(Plotting code records)
┏━━
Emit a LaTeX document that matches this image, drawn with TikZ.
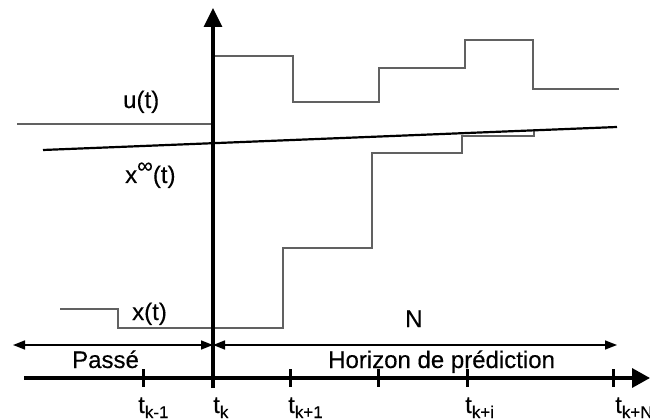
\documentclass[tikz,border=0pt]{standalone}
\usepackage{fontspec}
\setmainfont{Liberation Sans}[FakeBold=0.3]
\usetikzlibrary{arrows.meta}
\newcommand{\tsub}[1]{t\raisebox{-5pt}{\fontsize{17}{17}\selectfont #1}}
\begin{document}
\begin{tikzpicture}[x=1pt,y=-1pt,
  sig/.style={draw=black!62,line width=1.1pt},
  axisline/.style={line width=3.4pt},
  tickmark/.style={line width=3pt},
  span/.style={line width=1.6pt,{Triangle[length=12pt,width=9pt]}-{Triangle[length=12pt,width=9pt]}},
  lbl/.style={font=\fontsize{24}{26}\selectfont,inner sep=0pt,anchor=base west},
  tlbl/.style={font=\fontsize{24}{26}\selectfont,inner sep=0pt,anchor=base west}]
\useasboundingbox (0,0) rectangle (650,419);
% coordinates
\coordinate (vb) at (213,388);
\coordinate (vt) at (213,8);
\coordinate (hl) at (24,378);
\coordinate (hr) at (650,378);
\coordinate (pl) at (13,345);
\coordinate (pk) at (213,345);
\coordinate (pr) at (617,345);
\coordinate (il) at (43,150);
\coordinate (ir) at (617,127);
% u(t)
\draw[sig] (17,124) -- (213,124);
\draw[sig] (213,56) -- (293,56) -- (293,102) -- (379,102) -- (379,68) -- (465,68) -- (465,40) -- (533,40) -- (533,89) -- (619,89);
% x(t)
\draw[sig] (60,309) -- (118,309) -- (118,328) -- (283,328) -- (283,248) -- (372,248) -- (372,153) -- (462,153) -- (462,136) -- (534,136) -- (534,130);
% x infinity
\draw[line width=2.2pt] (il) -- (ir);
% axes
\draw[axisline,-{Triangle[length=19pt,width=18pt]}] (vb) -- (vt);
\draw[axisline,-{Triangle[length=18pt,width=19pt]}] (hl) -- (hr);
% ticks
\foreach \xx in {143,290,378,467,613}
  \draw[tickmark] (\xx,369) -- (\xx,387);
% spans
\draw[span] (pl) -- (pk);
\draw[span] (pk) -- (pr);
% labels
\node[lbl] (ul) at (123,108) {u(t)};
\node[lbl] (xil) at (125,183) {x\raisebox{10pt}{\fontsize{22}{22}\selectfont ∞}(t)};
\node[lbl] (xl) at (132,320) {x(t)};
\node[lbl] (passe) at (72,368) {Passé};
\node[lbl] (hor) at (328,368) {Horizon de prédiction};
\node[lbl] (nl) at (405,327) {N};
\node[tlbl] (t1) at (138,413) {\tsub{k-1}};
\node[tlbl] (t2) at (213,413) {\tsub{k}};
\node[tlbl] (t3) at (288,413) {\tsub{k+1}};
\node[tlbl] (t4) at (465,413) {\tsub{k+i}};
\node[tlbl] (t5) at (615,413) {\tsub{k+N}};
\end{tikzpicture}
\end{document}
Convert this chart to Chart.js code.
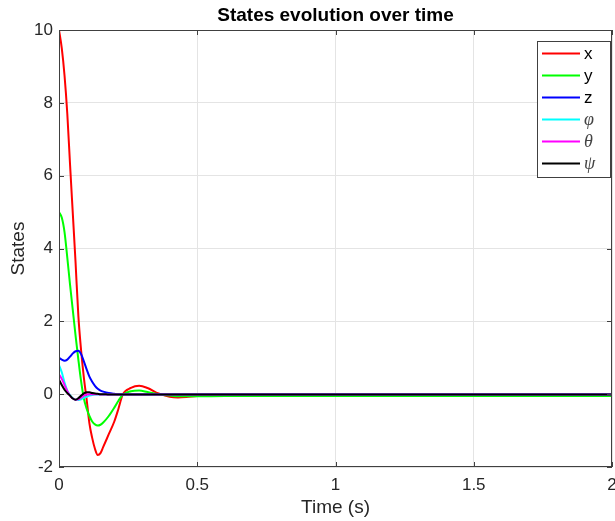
┗━━
> [What you have to do]:
Transcribe all the records above word for word, without their images.

> [Worked solution]:
Emit a LaTeX document that matches this image, drawn with TikZ.
\documentclass[tikz,border=0pt]{standalone}
\usepackage{fontspec}
\setmainfont{Liberation Sans}[FakeBold=0.3]
\usetikzlibrary{arrows.meta}
\newcommand{\tsub}[1]{t\raisebox{-5pt}{\fontsize{17}{17}\selectfont #1}}
\begin{document}
\begin{tikzpicture}[x=1pt,y=-1pt,
  sig/.style={draw=black!62,line width=1.1pt},
  axisline/.style={line width=3.4pt},
  tickmark/.style={line width=3pt},
  span/.style={line width=1.6pt,{Triangle[length=12pt,width=9pt]}-{Triangle[length=12pt,width=9pt]}},
  lbl/.style={font=\fontsize{24}{26}\selectfont,inner sep=0pt,anchor=base west},
  tlbl/.style={font=\fontsize{24}{26}\selectfont,inner sep=0pt,anchor=base west}]
\useasboundingbox (0,0) rectangle (650,419);
% coordinates
\coordinate (vb) at (213,388);
\coordinate (vt) at (213,8);
\coordinate (hl) at (24,378);
\coordinate (hr) at (650,378);
\coordinate (pl) at (13,345);
\coordinate (pk) at (213,345);
\coordinate (pr) at (617,345);
\coordinate (il) at (43,150);
\coordinate (ir) at (617,127);
% u(t)
\draw[sig] (17,124) -- (213,124);
\draw[sig] (213,56) -- (293,56) -- (293,102) -- (379,102) -- (379,68) -- (465,68) -- (465,40) -- (533,40) -- (533,89) -- (619,89);
% x(t)
\draw[sig] (60,309) -- (118,309) -- (118,328) -- (283,328) -- (283,248) -- (372,248) -- (372,153) -- (462,153) -- (462,136) -- (534,136) -- (534,130);
% x infinity
\draw[line width=2.2pt] (il) -- (ir);
% axes
\draw[axisline,-{Triangle[length=19pt,width=18pt]}] (vb) -- (vt);
\draw[axisline,-{Triangle[length=18pt,width=19pt]}] (hl) -- (hr);
% ticks
\foreach \xx in {143,290,378,467,613}
  \draw[tickmark] (\xx,369) -- (\xx,387);
% spans
\draw[span] (pl) -- (pk);
\draw[span] (pk) -- (pr);
% labels
\node[lbl] (ul) at (123,108) {u(t)};
\node[lbl] (xil) at (125,183) {x\raisebox{10pt}{\fontsize{22}{22}\selectfont ∞}(t)};
\node[lbl] (xl) at (132,320) {x(t)};
\node[lbl] (passe) at (72,368) {Passé};
\node[lbl] (hor) at (328,368) {Horizon de prédiction};
\node[lbl] (nl) at (405,327) {N};
\node[tlbl] (t1) at (138,413) {\tsub{k-1}};
\node[tlbl] (t2) at (213,413) {\tsub{k}};
\node[tlbl] (t3) at (288,413) {\tsub{k+1}};
\node[tlbl] (t4) at (465,413) {\tsub{k+i}};
\node[tlbl] (t5) at (615,413) {\tsub{k+N}};
\end{tikzpicture}
\end{document}
Convert this chart to Chart.js code.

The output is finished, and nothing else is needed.